SAN FRANCISCO — When you think, “mall food” what comes to mind? Maybe it’s neon yellow lemonade or a pretzel dog or a Cinnabon eaten hastily before scuttling into Spencer’s Gifts to buy a black light poster for your room.
Certainly you don’t think “craft beer and cocktails” when you think of malls; but as a recent guest of Tap (415), I think you should seriously reconsider.
Tap (415) is a gastropub located “under the dome” of the Westfield San Francisco Centre. One has only to take escalator after spiraled escalator up to the level before the movie theater to get there, but once inside, you’ll forget you’re at a mall at all.
This seat-yourself joint lets you belly up to the (artfully pre-cup ring stained) bar and offers a bevy of cocktails, wine, and of course beer. One of the brains behind this operation is manager Nathan Sheeran, a long time enthusiast of the craft beer scene on a national level and a veteran of 25 Lusk. One of the lessons from the industry Sheeran says he brought to this new eatery and bar is “get them in with style then show them the substance.” Tap (415) has both in spades.
The ambiance is dark and trendy, but not pretentious. ’80s and ’90s jams played (truth be told I was Rick Rolled immediately) and Sheeran occasionally throws some Motown in the mix, because “only outward racists don’t like Motown”. The menu ranges from happy hour bites, like sliders and a truly exceptional oyster shooter, to fancier items like charcuterie or steak. Sheeran calls this spot “fast casual” (before promptly admitting that he hates that term) and says that the clientele is a nice mixture of mall workers, students and tourists, as well as those looking for a nice night out.

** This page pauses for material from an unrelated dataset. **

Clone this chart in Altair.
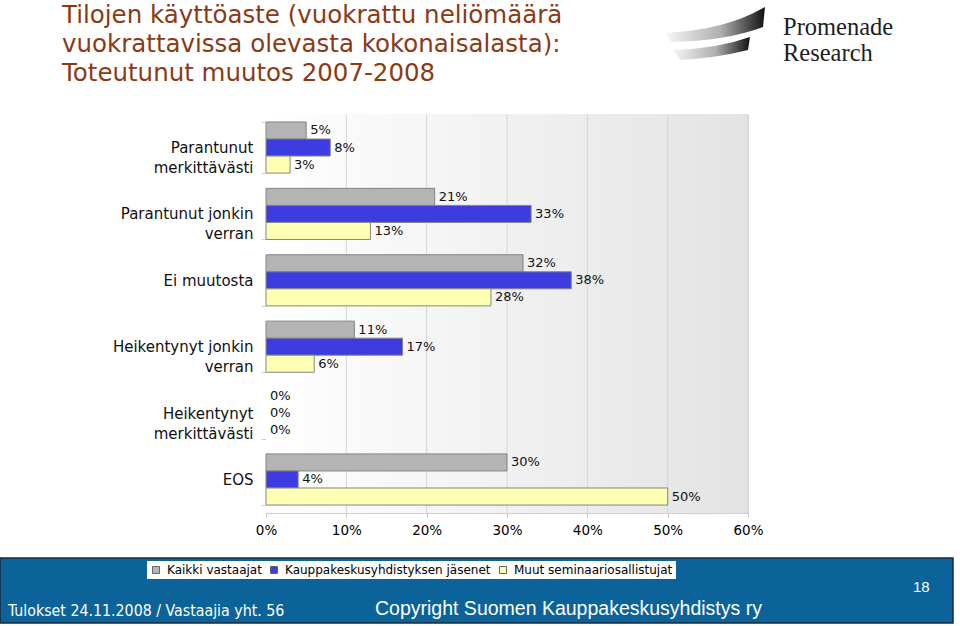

The bar is what really wows. Sheeran says that initially he dabbled in serving cocktails on tap but found the technology available didn’t match his ambition. Instead, Tap (415) serves a creative list of cocktails made the old-fashioned way. There is no sign of hoity-toity molecular gastronomy here – no artisanal foams or bacon inserted where it shouldn’t be – but instead cocktails made with local fruits, veggies, and herbs in unique combinations. There are also boozy milkshakes, which are a thing I think most adults could use more than they’d like to admit.
And now the real deciding factor: the beer. Sheerhan is a big believer in “the gateway concept” meaning he wants people to come here and discover their new favorite brew. There is not a trace of “Big Beer” anywhere at Tap (415). This is unusual for lots of bars, especially those with a large tourist demographic, seeing as Joe Sixpack who’s in town for a convention would usually feel more comfortable in a bar when he could knock back a Bud or two. But Sheeran has a real interest in expanding Joe’s horizons. “I’ll ask what your favorite beer is and give you a sample or two of something similar and the throw in a long shot just to mess with you,” he says.
The bar consists of 12 taps, a good mix of local brews, a rotating new selection, and European ones. As a sort of bar calling card Sheeran says that there will always be at least one beer by Belgian brewery Rodenbach on tap. Sheeran calls the Grand Cru currently on tap “the best sour ale out there”.
What really makes this joint special, mall or no mall, is the attention to detail. During our interview Sheeran’s head was constantly swiveling, his eyes scanning the bar. He got up several times to personally show customers to their seats and chat with a server about the minutia of their favorite beer. The staff themselves are equally attentive and during my stay I watched a bar tender take a strawful of a perfectly beautiful full cocktail, shake her head in dismay and start completely from scratch, a gesture I have never seen anywhere else in this city. Tap (415) maintains the perfect balance between classy and unpretentious. This is a perfect spot for a post movie drink, a work dinner, or something to tide you over before a long BART ride. Personally I think you should tell your date to meet you at the mall for dinner. As Sheeran always says “there is no right or wrong answer in the world of booze”.